[PROBLEM TO WORK ON]
Count how many lines of the data include "matplotlib". The answer is that number and nothing else.

◇ ◇ ◇ ◇ ◇

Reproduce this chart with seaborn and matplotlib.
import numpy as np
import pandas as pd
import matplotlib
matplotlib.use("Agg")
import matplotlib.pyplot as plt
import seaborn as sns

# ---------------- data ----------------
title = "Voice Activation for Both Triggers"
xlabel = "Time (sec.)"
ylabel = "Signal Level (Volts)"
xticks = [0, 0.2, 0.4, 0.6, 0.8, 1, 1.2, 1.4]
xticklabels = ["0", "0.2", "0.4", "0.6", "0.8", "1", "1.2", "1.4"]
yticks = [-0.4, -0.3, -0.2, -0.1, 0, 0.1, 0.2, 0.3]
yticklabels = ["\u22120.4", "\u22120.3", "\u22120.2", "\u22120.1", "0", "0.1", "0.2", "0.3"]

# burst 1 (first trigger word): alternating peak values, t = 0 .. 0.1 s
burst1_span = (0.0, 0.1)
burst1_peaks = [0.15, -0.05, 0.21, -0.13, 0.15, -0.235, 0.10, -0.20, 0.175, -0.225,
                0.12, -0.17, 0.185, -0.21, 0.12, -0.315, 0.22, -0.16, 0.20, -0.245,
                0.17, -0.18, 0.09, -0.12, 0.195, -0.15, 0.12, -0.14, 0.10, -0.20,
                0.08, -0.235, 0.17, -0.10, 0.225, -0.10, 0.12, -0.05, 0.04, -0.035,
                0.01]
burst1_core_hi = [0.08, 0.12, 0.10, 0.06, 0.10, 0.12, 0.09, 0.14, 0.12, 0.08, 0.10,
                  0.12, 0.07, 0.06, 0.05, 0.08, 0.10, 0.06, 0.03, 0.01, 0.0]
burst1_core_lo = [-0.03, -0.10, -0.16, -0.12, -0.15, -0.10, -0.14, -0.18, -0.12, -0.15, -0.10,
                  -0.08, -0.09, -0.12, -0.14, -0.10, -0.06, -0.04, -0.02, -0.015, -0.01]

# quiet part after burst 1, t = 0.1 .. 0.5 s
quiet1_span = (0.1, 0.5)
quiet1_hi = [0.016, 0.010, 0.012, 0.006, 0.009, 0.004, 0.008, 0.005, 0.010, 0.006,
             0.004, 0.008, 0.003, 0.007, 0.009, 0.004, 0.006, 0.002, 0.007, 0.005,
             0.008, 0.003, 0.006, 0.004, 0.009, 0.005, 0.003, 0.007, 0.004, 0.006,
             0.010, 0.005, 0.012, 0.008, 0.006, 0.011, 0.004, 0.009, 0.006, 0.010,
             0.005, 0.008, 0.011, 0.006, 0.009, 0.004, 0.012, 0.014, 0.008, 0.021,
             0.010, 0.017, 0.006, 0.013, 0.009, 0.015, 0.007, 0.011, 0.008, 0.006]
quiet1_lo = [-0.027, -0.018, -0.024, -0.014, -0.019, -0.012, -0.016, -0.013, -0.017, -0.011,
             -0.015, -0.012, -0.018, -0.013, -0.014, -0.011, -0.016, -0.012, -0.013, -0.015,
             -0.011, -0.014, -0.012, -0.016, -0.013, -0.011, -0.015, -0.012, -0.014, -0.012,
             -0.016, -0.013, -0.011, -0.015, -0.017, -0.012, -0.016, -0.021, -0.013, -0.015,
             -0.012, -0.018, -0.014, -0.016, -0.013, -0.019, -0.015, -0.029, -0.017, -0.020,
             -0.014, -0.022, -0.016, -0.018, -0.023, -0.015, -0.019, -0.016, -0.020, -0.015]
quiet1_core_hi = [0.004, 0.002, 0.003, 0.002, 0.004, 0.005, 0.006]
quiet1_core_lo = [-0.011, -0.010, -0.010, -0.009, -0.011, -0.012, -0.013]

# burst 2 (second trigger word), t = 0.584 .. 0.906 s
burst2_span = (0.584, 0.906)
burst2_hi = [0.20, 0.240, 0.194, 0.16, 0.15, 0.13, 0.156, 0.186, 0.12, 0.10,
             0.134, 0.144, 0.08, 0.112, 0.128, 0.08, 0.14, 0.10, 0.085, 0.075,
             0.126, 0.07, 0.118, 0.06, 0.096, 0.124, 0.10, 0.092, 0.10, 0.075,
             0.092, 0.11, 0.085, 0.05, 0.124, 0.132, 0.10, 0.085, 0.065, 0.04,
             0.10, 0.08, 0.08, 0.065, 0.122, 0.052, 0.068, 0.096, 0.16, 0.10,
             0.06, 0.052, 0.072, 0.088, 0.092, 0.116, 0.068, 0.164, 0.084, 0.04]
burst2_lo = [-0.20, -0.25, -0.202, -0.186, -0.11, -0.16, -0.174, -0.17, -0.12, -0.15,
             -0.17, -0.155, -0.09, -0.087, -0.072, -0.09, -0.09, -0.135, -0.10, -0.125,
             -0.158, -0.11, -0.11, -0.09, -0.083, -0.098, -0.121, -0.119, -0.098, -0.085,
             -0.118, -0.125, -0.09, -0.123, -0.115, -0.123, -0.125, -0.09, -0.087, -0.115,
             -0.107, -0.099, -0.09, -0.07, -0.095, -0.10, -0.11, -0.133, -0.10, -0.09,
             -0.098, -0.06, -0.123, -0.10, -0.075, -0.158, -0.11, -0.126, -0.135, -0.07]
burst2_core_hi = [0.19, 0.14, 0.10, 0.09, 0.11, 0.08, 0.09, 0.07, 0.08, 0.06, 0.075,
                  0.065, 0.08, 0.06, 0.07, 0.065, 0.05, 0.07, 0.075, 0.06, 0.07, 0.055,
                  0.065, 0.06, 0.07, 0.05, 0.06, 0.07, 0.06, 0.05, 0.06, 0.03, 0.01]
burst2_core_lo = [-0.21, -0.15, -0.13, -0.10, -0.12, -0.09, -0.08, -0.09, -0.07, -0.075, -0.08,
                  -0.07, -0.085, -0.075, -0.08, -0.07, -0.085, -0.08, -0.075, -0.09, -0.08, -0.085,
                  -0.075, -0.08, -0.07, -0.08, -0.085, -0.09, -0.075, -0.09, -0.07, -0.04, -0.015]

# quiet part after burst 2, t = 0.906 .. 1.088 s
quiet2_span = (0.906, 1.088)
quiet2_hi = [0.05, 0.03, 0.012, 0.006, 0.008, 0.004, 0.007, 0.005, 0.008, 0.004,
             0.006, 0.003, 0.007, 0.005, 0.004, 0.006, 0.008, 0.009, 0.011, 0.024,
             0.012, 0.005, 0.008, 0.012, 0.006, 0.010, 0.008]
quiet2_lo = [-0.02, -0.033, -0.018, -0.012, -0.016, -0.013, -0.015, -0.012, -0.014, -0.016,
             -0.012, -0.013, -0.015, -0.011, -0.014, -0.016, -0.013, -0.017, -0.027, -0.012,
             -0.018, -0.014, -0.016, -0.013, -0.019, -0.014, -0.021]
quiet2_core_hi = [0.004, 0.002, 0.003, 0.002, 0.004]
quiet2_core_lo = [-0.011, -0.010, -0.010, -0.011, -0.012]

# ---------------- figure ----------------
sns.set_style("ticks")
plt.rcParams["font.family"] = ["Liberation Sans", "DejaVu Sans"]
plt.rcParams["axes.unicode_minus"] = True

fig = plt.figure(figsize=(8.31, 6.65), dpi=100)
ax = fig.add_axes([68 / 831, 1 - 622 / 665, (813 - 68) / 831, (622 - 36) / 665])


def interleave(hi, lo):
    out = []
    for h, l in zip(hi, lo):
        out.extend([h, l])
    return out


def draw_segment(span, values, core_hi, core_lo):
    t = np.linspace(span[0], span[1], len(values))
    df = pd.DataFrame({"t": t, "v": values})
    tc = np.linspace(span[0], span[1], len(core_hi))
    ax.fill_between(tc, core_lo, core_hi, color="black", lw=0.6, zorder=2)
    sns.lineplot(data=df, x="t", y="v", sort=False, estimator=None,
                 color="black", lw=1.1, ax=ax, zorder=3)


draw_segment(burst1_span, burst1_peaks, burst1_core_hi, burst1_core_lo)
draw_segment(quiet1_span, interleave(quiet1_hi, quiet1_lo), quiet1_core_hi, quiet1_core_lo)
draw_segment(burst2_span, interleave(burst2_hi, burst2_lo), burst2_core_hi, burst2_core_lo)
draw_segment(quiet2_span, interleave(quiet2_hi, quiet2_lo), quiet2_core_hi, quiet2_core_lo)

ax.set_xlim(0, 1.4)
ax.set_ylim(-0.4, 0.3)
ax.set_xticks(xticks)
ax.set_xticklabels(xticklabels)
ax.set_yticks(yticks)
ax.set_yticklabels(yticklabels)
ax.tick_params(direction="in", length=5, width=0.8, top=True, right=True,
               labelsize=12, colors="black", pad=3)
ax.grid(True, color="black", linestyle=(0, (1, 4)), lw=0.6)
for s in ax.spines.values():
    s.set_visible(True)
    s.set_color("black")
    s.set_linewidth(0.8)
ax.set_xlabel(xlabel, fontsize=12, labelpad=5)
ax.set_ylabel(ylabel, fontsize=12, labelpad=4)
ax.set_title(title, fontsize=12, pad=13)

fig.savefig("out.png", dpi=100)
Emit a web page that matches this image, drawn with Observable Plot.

◇ ◇ ◇ ◇ ◇

[COMPLETED TASK]
4